A book on the shelf, a website, and social media can only do so much. Getting the work into museums and high-end galleries is an important part of getting the book noticed. Norm applied to the BCA for an EFFE (Endowment Fund for Education) Grant to partially support the building of four custom museum transport cases. That was more than four years ago and the exhibit continues to travel. It has traveled to the William Harris Gallery at RIT and the Mütter Museum in Philadelphia and most recently the exhibit was very well received at St. Johns College in Annapolis. Hidden Beauty is on its way to the Syracuse University Art Galleries early in 2018.

See a video that the BBC produced about the project.

The Beauty of the Scientific Image

Earlier this year Dr. Christine Iacobuzio-Donahue and Norm Barker gave an invited lecture at Memorial Sloane Kettering in New York City. The talk entitled The Beauty of the Scientific Image was a look at the artist and scientist collaboration throughout history. For example, Andreas Vesalius and his masterpiece De Humani Corporis Fabrica, Basel, 1543, (On the Human Body) contains some of the most beautiful woodcuts in Western art, but the artist was never given credit in the book. To this day, it’s still not known for sure who made those incredible woodcut plates. Some say from the school of the painter Titian others say the German-born Italian painter Jan Van Calcar. Art historians have agonized over this valuable and unrecognized collaborator for centuries.
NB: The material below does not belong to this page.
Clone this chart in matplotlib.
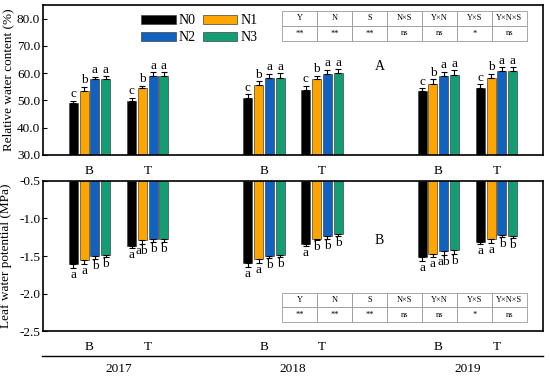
import numpy as np
import matplotlib
matplotlib.use('Agg')
from matplotlib import pyplot as plt
from matplotlib import transforms

plt.rcParams['font.family'] = ['Liberation Serif', 'DejaVu Serif']
plt.rcParams['font.size'] = 9.5

# groups: 2017 B, 2017 T, 2018 B, 2018 T, 2019 B, 2019 T
years = ['2017', '2018', '2019']
sites = ['B', 'T', 'B', 'T', 'B', 'T']
treat = ['N0', 'N1', 'N2', 'N3']
colors = ['#000000', '#FFA500', '#1062BE', '#129E72']

# relative water content (%)
rwc = {
    'N0': [49.0, 49.9, 50.8, 53.8, 53.3, 54.5],
    'N1': [53.5, 54.6, 55.8, 57.7, 56.2, 58.2],
    'N2': [57.9, 58.9, 58.3, 59.8, 59.0, 60.7],
    'N3': [58.0, 58.8, 58.3, 60.2, 59.5, 60.7],
}
rwc_err = {
    'N0': [0.8, 1.1, 1.4, 1.5, 1.2, 1.5],
    'N1': [1.5, 0.8, 1.3, 1.4, 1.5, 1.5],
    'N2': [0.7, 1.5, 1.4, 1.5, 1.5, 1.5],
    'N3': [0.9, 1.6, 1.7, 1.3, 1.6, 1.5],
}
rwc_letters = {
    'N0': ['c'] * 6,
    'N1': ['b'] * 6,
    'N2': ['a'] * 6,
    'N3': ['a'] * 6,
}

# leaf water potential (MPa)
lwp = {
    'N0': [-1.61, -1.37, -1.59, -1.34, -1.51, -1.31],
    'N1': [-1.55, -1.29, -1.54, -1.27, -1.47, -1.27],
    'N2': [-1.50, -1.28, -1.50, -1.24, -1.44, -1.22],
    'N3': [-1.48, -1.28, -1.48, -1.21, -1.42, -1.23],
}
lwp_err = {
    'N0': [0.045, 0.027, 0.05, 0.027, 0.05, 0.03],
    'N1': [0.05, 0.05, 0.057, 0.02, 0.04, 0.057],
    'N2': [0.035, 0.03, 0.027, 0.027, 0.04, 0.03],
    'N3': [0.035, 0.03, 0.03, 0.027, 0.05, 0.03],
}
lwp_letters = {
    'N0': ['a', 'a', 'a', 'a', 'a', 'a'],
    'N1': ['a', 'ab', 'a', 'b', 'a', 'a'],
    'N2': ['b', 'b', 'b', 'b', 'ab', 'b'],
    'N3': ['b', 'b', 'b', 'b', 'b', 'b'],
}

tab_head = ['Y', 'N', 'S', 'N×S', 'Y×N', 'Y×S', 'Y×N×S']
tab_sig = ['**', '**', '**', 'ns', 'ns', '*', 'ns']

xpos = np.array([0, 1, 3, 4, 6, 7], dtype=float)
year_pos = [0.5, 3.5, 6.5]
w = 0.155
step = 0.185
offs = (np.arange(4) - 1.5) * step

fig = plt.figure(figsize=(5.5, 3.78), dpi=100)
ax1 = fig.add_axes([0.0782, 0.590, 0.909, 0.3968])
ax2 = fig.add_axes([0.0782, 0.1243, 0.909, 0.3969])

ekw = dict(ecolor='black', elinewidth=0.8, capsize=2.5, capthick=0.8)

handles = []
for i, t in enumerate(treat):
    xs = xpos + offs[i]
    # top panel
    v = np.array(rwc[t])
    e = np.array(rwc_err[t])
    b = ax1.bar(xs, v - 30, bottom=30, width=w, color=colors[i], edgecolor='#444444',
                linewidth=0.5, label=t, zorder=2)
    handles.append(b)
    ax1.errorbar(xs, v, yerr=[np.zeros(6), e], fmt='none', zorder=3, **ekw)
    for x, vv, ee, lt in zip(xs, v, e, rwc_letters[t]):
        ax1.text(x, vv + ee + 0.2, lt, ha='center', va='bottom', fontsize=9.5)
    # bottom panel
    v = np.array(lwp[t])
    e = np.array(lwp_err[t])
    ax2.bar(xs, v + 0.5, bottom=-0.5, width=w, color=colors[i], edgecolor='#444444',
            linewidth=0.5, zorder=2)
    ax2.errorbar(xs, v, yerr=[e, np.zeros(6)], fmt='none', zorder=3, **ekw)
    for x, vv, ee, lt in zip(xs, v, e, lwp_letters[t]):
        ax2.text(x, vv - ee - 0.015, lt, ha='center', va='top', fontsize=9.5)

for ax in (ax1, ax2):
    ax.set_xlim(-0.8, 7.8)
    ax.set_xticks(xpos)
    ax.set_xticklabels(sites)
    ax.tick_params(axis='x', length=0, pad=7, labelsize=9.5)
    ax.tick_params(axis='y', direction='in', length=3, labelsize=9.5, pad=2)
    for s in ax.spines.values():
        s.set_linewidth(1.2)

ax1.set_ylim(30, 85)
ax1.set_yticks(np.arange(30, 81, 10))
ax1.set_yticklabels(['%.1f' % y for y in np.arange(30, 81, 10)])
ax1.set_ylabel('Relative water content (%)', fontsize=9.5, labelpad=2)

ax2.set_ylim(-2.5, -0.5)
ax2.set_yticks([-2.5, -2.0, -1.5, -1.0, -0.5])
ax2.set_yticklabels(['-2.5', '-2.0', '-1.5', '-1.0', '-0.5'])
ax2.set_ylabel('Leaf water potential (MPa)', fontsize=9.5, labelpad=5)

order = [0, 2, 1, 3]
ax1.legend([handles[k] for k in order], [treat[k] for k in order],
           loc='upper left', bbox_to_anchor=(0.185, 0.975), ncol=2, frameon=False,
           handlelength=2.5, handleheight=0.6, handletextpad=0.2, columnspacing=0.5,
           labelspacing=0.3, fontsize=10, borderaxespad=0)

ax1.text(0.674, 0.587, 'A', transform=ax1.transAxes, ha='center', va='center', fontsize=10)
ax2.text(0.672, 0.6, 'B', transform=ax2.transAxes, ha='center', va='center', fontsize=10)


def sig_table(ax, y0, h):
    tb = ax.table(cellText=[tab_head, tab_sig], cellLoc='center',
                  bbox=[0.478, y0, 0.49, h])
    tb.auto_set_font_size(False)
    tb.set_fontsize(6)
    for c in tb.get_celld().values():
        c.set_edgecolor('#999999')
        c.set_linewidth(0.6)
        c.set_facecolor('white')
    tb.set_zorder(4)


sig_table(ax1, 0.76, 0.2)
sig_table(ax2, 0.06, 0.195)

# year axis below bottom panel
ax2.plot([-0.002, 1.0], [-0.167, -0.167], transform=ax2.transAxes, color='black',
         linewidth=1.0, clip_on=False)
trans = transforms.blended_transform_factory(ax2.transData, ax2.transAxes)
for yp, yr in zip(year_pos, years):
    ax2.text(yp, -0.253, yr, transform=trans, ha='center', va='center', fontsize=9.5)

fig.savefig('out.png', dpi=100)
A survey of various optical devices such as the camera obscura and camera lucida were discussed and their influence on the invention of photography in the early 1820s and 30s. Taking into consideration that is was ironic that the photographic process was invented both by an artist and a scientist. The artist Louis-Jacques-Mande Daguerre with his self-named Daguerreotype process and the scientist William Henry Fox Talbot with his Calotype process, (positive/negative) changed the world. Also ironic, is the fact that the inventors were working on their own, in separate countries, and came up with two completely different processes. In the long run, Talbot’s process won out. For the simple reason of reproducibility. Daguerre’s process was a one-of-a-kind image. While Talbot’s process could be used to make multiple copies, and what better way for a scientist to reproduce their science than by distributing multiple prints hand tipped into a book. Remember this was before the invention of offset lithography.

As Barker sees it “as Biomedical Communicators, our role on a daily basis is that collaboration with the scientist. Figuring out what medium or tool is the best way to demonstrate the science. Good imaging, whether it’s Illustration, photography, time-lapse video microscopy, etc, all have the same goal and that is to make the science, clear, understandable, reproducible and fundable.”